Disela sela memberikan penjelasannya tersebut, terutama interupsi dari
kuasa Hukum dari Polda Metro Jaya, Kombes Agung Rohmat. Namun hakim
tunggal Sutiyono menolak interupsi dari kuasa hukum termohon.
“Biarkan saksi memberi keterangan. Kita kasih kebebasan. Berguna atau
tidaknya, nanti saya yang memutuskan untuk dipakai atau tidak,” jelas
Sutiyono.
Saksi Munarman lantas meluruskan kesaksiannya tersebut.
"Umat Islam beberapa kali melakukan protes. Sebelum aksi Bela islam I,II
dan III, ada aksi pandahuluan. Reaksi penolakan Jakarta, yang menjadi
penolakan seluruh Indonesia disebabkan karena kekerasan verbal,
pembangunan tidak memihak,” jelas Munarman dalam kesaksiannya di
Pengadilan Negeri Jakarta Selatan, Kamis (15/12/2016).
“Sudah ada unsur penistaan dan pelecehan. Kalau kita melihat Channel TV
Balaikota, rapat-rapat yang di pimpin gubernur dan pengganti, kekerasan
verbal sering dilakukan,” tambahnya.
“Mohon ijin yang mulia, sebenarnya apa yang saya sampaikan disini sangat
berkaitan, Saya tegaskan aksi-aksi Bela Islam I, II, dan III kemarin
adalah murni karena Ahok, bukan postingan pak Buni,” tandasnya.
Buni Yani ditetapkan sebagai tersangka dalam kasus dugaan Pasal 28 ayat
(2) UU No 11 Tahun 2008 tentang Informasi dan Transaksi Elektronik (ITE)

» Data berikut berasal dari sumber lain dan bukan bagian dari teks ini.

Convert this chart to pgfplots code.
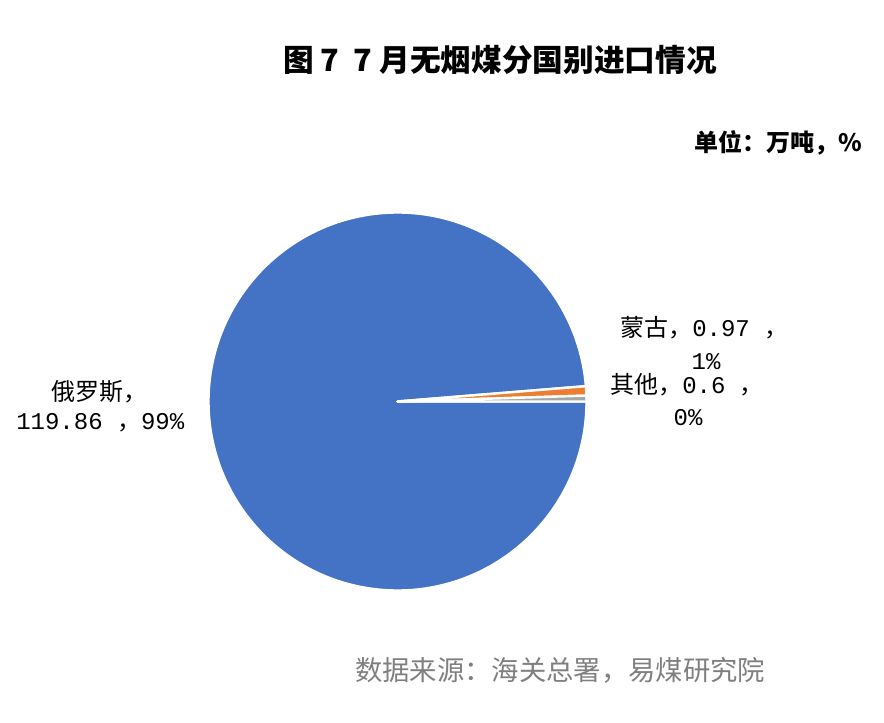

karena dinilai menyebarkan informasi bernuansa SARA dalam postingan
statusnya di Facebook terkait pidato Gubernur DKI (nonaktif) Basuki T
Purnama (Ahok) di Kepulauan Seribu soal Al Maidah ayat 51.
Sebelumnya, gugatan praperadilan tersebut ditujukan kepada Kepala
Kepolisian Republik Indonesia (Kapolri) cq Kapolda Metro Jaya, dan
Dirkrimsus Polda Metro Jaya dengan nomor registrasi 147/Pid.Prap/2016 PN
Jakarta Selatan.
Buni Yani sendiri melayangkan gugatan praperadilan terhadap Kapolri
lantaran permasalahan penetapan status tersangka atas kasus dugaan
penyebaran informasi yang mengundang provokasi dan berbau SARA.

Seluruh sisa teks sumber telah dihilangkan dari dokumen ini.